When we got to the jetty the second year I didn’t have to ask. Just then a pod
of smaller-size striped bass cornered baitfish in the right angled pocket
between beach and rocks. It was fun to see, but more compelling, a sandpiper I had never seen before caught Michael’s
attention on the inlet side of the rocks. I apparently had missed the purple
sandpiper in all of those study sessions with bird books at the age of ten, had never heard of it. An uncommon bird, the purple sandpiper eats periwinkles
and snails, depending for life on rocky coasts and outcroppings or jetties.

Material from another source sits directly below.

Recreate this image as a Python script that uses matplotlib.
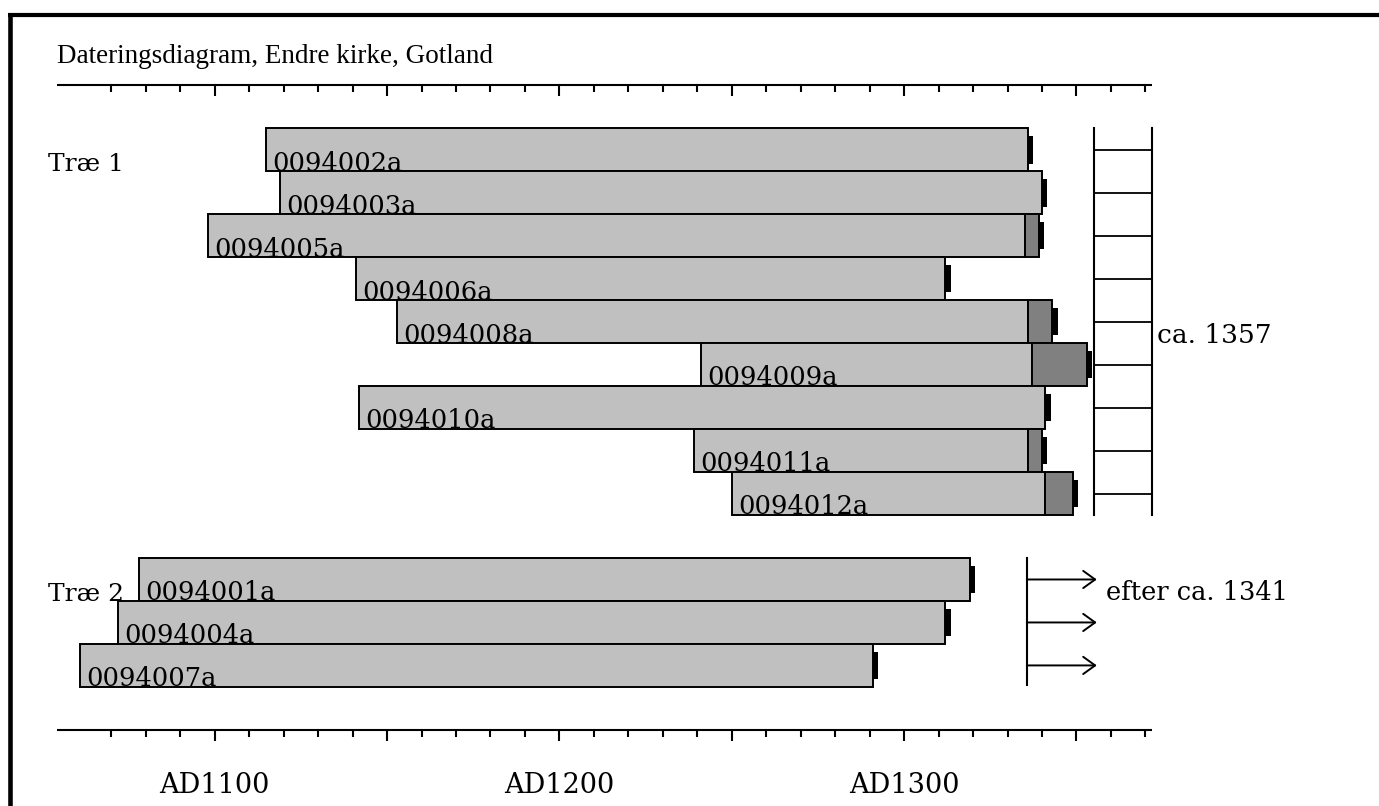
import matplotlib
matplotlib.use('Agg')
import matplotlib.pyplot as plt
from matplotlib.patches import Rectangle
from matplotlib.lines import Line2D

# ---------------- data ----------------
title = "Dateringsdiagram, Endre kirke, Gotland"
samples = ['0094002a', '0094003a', '0094005a', '0094006a', '0094008a',
           '0094009a', '0094010a', '0094011a', '0094012a',
           '0094001a', '0094004a', '0094007a']
tree = [1, 1, 1, 1, 1, 1, 1, 1, 1, 2, 2, 2]
start_year = [1115, 1119, 1098, 1141, 1153, 1241, 1142, 1239, 1250, 1078, 1072, 1061]
heartwood_end = [1336, 1340, 1335, 1312, 1336, 1337, 1341, 1336, 1341, 1319, 1312, 1291]
sapwood_end = [None, None, 1339, None, 1343, 1353, None, 1340, 1349, None, None, None]
tree_labels = ['Træ 1', 'Træ 2']
dating_labels = ['ca. 1357', 'efter ca. 1341']
tick_years = list(range(1070, 1371, 10))
axis_label_years = [1100, 1200, 1300]
axis_labels = ['AD1100', 'AD1200', 'AD1300']

# ---------------- layout ----------------
W, H = 1379, 806
PX_PER_YEAR = 3.447
X0 = 1037.71            # year at left edge of figure
ROW_PX = 42.97
ROW0_PX = 128.3         # pixel y of top of first row

fig = plt.figure(figsize=(W / 100, H / 100), dpi=100)
ax = fig.add_axes([0, 0, 1, 1])
ax.set_xlim(X0, X0 + W / PX_PER_YEAR)
ax.set_ylim((H - ROW0_PX) / ROW_PX, -ROW0_PX / ROW_PX)
ax.axis('off')

LIGHT = '#c0c0c0'
DARK = '#808080'
SERIF = ['DejaVu Serif']
TSERIF = ['Liberation Serif', 'DejaVu Serif']

# rows: trees separated by one empty row
rows = []
r = 0
prev = tree[0]
for t in tree:
    if t != prev:
        r += 1
        prev = t
    rows.append(r)
    r += 1

mark_w = 1.5
for name, r, s, he, se in zip(samples, rows, start_year, heartwood_end, sapwood_end):
    ax.add_patch(Rectangle((s, r), he - s, 1, facecolor=LIGHT, edgecolor='black',
                           linewidth=1.4, zorder=2))
    end = he
    if se is not None:
        ax.add_patch(Rectangle((he, r), se - he, 1, facecolor=DARK, edgecolor='black',
                               linewidth=1.4, zorder=2))
        end = se
    ax.add_patch(Rectangle((end, r + 0.18), mark_w, 0.64, facecolor='black',
                           edgecolor='none', zorder=3))
    ax.annotate(name, xy=(s, r + 0.985), xytext=(4.5, 0), textcoords='offset points',
                ha='left', va='baseline', fontsize=18.5, family=SERIF,
                color='black', zorder=4)

# axes (top and bottom)
ax_start, ax_end = 1054.2, 1371.8
for y in (-1.0, 14.0):
    ax.plot([ax_start, ax_end], [y, y], color='black', lw=1.5, solid_capstyle='butt', zorder=1)
    for ty in tick_years:
        L = 0.25 if ty % 50 == 0 else 0.16
        ax.plot([ty, ty], [y, y + L], color='black', lw=1.5, solid_capstyle='butt', zorder=1)

for yr, lab in zip(axis_label_years, axis_labels):
    ax.text(yr, 15.46, lab, ha='center', va='baseline', fontsize=19.5, family=SERIF)

# title
ax.text(1054.2, -1.52, title, ha='left', va='baseline', fontsize=19.5, family=TSERIF)

# tree labels
tree_rows = {}
for t, r in zip(tree, rows):
    tree_rows.setdefault(t, []).append(r)
for t, lab in zip(sorted(tree_rows), tree_labels):
    ax.text(1051.6, min(tree_rows[t]) + 1.0, lab, ha='left', va='baseline',
            fontsize=18, family=SERIF, zorder=5)

# ladder for tree 1
t1 = tree_rows[1]
lx0, lx1 = 1355.0, 1372.0
ax.plot([lx0, lx0], [min(t1), max(t1) + 1], color='black', lw=1.5)
ax.plot([lx1, lx1], [min(t1), max(t1) + 1], color='black', lw=1.5)
for r in t1:
    ax.plot([lx0, lx1], [r + 0.5, r + 0.5], color='black', lw=1.3)
ax.text(1373.4, 4.99, dating_labels[0], ha='left', va='baseline', fontsize=19, family=SERIF)

# arrows for tree 2
t2 = tree_rows[2]
vx = 1335.6
ax.plot([vx, vx], [min(t2), max(t2) + 0.95], color='black', lw=1.5)
for r in t2:
    ax.annotate('', xy=(1355.9, r + 0.5), xytext=(vx, r + 0.5),
                arrowprops=dict(arrowstyle='->,head_length=0.86,head_width=0.62',
                                color='black', lw=1.4, shrinkA=0, shrinkB=0,
                                mutation_scale=10))
ax.text(1358.6, 10.98, dating_labels[1], ha='left', va='baseline', fontsize=18.5, family=SERIF)

# outer frame (top and left edges visible)
fig.add_artist(Line2D([7.5 / W, 1.0], [1 - 15.3 / H, 1 - 15.3 / H],
                      transform=fig.transFigure, color='black', lw=3.0,
                      solid_capstyle='butt'))
fig.add_artist(Line2D([9.7 / W, 9.7 / W], [1 - 13.3 / H, 0.0],
                      transform=fig.transFigure, color='black', lw=3.3,
                      solid_capstyle='butt'))

fig.savefig('out.png', dpi=100, facecolor='white')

Having flown from arctic or subarctic Canada, this bird now fearlessly held its
ground yards from us at the Jersey Shore. When I was a boy, it used to be that a
visit to the beach after Labor Day wasn’t real. Now—no doubt, it's substantial any day or month. I had walked snow
covered beaches during my clamming years, caught late fall stripers in the surf, and now had seen snow
buntings scatter like snow flakes.
Michael spotted a large bird on a
distant channel marker beyond the mouth of the inlet. Like a sentinel standing atop a watch tower, the great cormorant looked north through the depth of ocean environment, unknown to us quite how the bird perceived that view.
Michael braced the monocular on a flat basalt top, and then I viewed another bird I
had never seen. New Jersey is the southernmost reach of great cormorants’
wintering range. Double-crested cormorants had passed before my eyes by the many thousands, but the enlarged singularity of this great cormorant, with striking white on its
throat, and white patches on its wings, filled me with awe which I
have not begun to forget in five years’ time. Besides the purple sandpiper and
laughing gull, the great cormorant was the one specie of which we had spotted
only one representative. And this very large solitary bird looked to me like no
representative at all. It seemed to stand high over the ocean and judge the
world for itself alone in striking counter distinction to so many common double crested
cormorants I had seen over the years, and yet I knew the bird lived quite beyond that human arrogance.